Friday, August 27, 2010

How Writing a Business Operation Agreement Can Protect Your Business

By James M Peterson
Some states may not require a company to have a business operation agreement, but the benefits from writing one far outweighs how a business can fare without it. For one, this operation agreement protects the company's limited liability status. This is especially important for those with only a single owner since without the formal agreement, the business might just appear to

be a sole proprietorship. For many businesses, having a formal written operating agreement lends credibility to their separate existence.

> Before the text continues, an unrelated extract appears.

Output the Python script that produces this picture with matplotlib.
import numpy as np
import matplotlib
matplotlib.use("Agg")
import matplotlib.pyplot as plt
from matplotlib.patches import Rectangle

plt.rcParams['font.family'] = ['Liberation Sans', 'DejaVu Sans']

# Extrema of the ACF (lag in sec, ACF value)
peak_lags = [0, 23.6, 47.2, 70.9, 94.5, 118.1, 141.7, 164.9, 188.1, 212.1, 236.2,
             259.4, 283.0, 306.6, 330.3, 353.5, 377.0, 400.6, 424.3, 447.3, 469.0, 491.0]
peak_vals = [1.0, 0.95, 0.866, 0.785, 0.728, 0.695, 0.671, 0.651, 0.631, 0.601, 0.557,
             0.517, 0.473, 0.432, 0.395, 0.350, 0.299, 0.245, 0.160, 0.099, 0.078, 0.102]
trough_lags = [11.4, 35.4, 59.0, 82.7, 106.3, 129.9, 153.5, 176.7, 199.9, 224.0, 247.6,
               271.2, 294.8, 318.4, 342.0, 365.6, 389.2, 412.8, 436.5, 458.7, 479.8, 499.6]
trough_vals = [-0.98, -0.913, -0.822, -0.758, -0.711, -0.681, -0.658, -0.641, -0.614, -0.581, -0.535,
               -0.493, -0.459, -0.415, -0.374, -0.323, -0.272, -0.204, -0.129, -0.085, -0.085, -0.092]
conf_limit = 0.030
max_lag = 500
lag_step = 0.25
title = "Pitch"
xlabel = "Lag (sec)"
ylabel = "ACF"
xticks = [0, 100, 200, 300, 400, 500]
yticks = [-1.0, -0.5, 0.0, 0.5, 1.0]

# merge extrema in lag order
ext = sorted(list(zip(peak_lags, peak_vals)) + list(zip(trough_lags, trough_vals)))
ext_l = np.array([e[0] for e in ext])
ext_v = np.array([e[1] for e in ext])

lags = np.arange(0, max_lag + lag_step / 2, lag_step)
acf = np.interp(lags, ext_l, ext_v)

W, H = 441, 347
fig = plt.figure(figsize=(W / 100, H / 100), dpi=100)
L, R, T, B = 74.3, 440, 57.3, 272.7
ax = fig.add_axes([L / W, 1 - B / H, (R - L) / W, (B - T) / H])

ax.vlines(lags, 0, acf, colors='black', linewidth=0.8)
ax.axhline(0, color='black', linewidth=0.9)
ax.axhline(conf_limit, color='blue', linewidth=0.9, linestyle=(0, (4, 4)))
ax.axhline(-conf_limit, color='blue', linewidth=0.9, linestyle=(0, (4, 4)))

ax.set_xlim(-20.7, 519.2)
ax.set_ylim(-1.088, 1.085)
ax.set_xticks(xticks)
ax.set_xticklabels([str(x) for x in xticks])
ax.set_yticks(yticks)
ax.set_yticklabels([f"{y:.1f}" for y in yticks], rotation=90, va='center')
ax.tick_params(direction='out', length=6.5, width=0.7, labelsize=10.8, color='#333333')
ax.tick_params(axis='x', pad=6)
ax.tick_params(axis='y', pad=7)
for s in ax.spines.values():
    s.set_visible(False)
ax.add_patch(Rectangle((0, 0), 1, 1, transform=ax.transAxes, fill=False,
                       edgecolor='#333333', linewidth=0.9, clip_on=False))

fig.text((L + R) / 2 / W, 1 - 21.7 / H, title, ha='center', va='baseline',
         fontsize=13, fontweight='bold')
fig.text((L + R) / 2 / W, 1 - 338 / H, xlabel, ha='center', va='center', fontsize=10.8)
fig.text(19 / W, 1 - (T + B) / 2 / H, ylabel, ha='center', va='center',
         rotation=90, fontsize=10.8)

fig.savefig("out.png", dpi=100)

An operating agreement also allows a business to further define rules for itself in accordance to state laws. In some cases as well, though, the agreement can override default state rules that may not be favorable for a business. For instance, some states have implemented rules that require profits and losses to be equally divided among the company owners. This may be less than ideal if the owners of the company did not invest time and equal effort in establishing the business. Depending on what is needed, business owners should consult an attorney well-versed in business law to aid with the writing of the agreement so as one can properly define the rules that will best benefit the company.

In the writing of the agreement, certain issues must be addressed in the laying down of rules for a company. Depending on what the company needs, a few of the most common topics addressed by a business operation agreement are the members' percentage interests in the LLC, the members' voting powers, rights and responsibilities, how profit and losses will be allocated and how the company will be managed.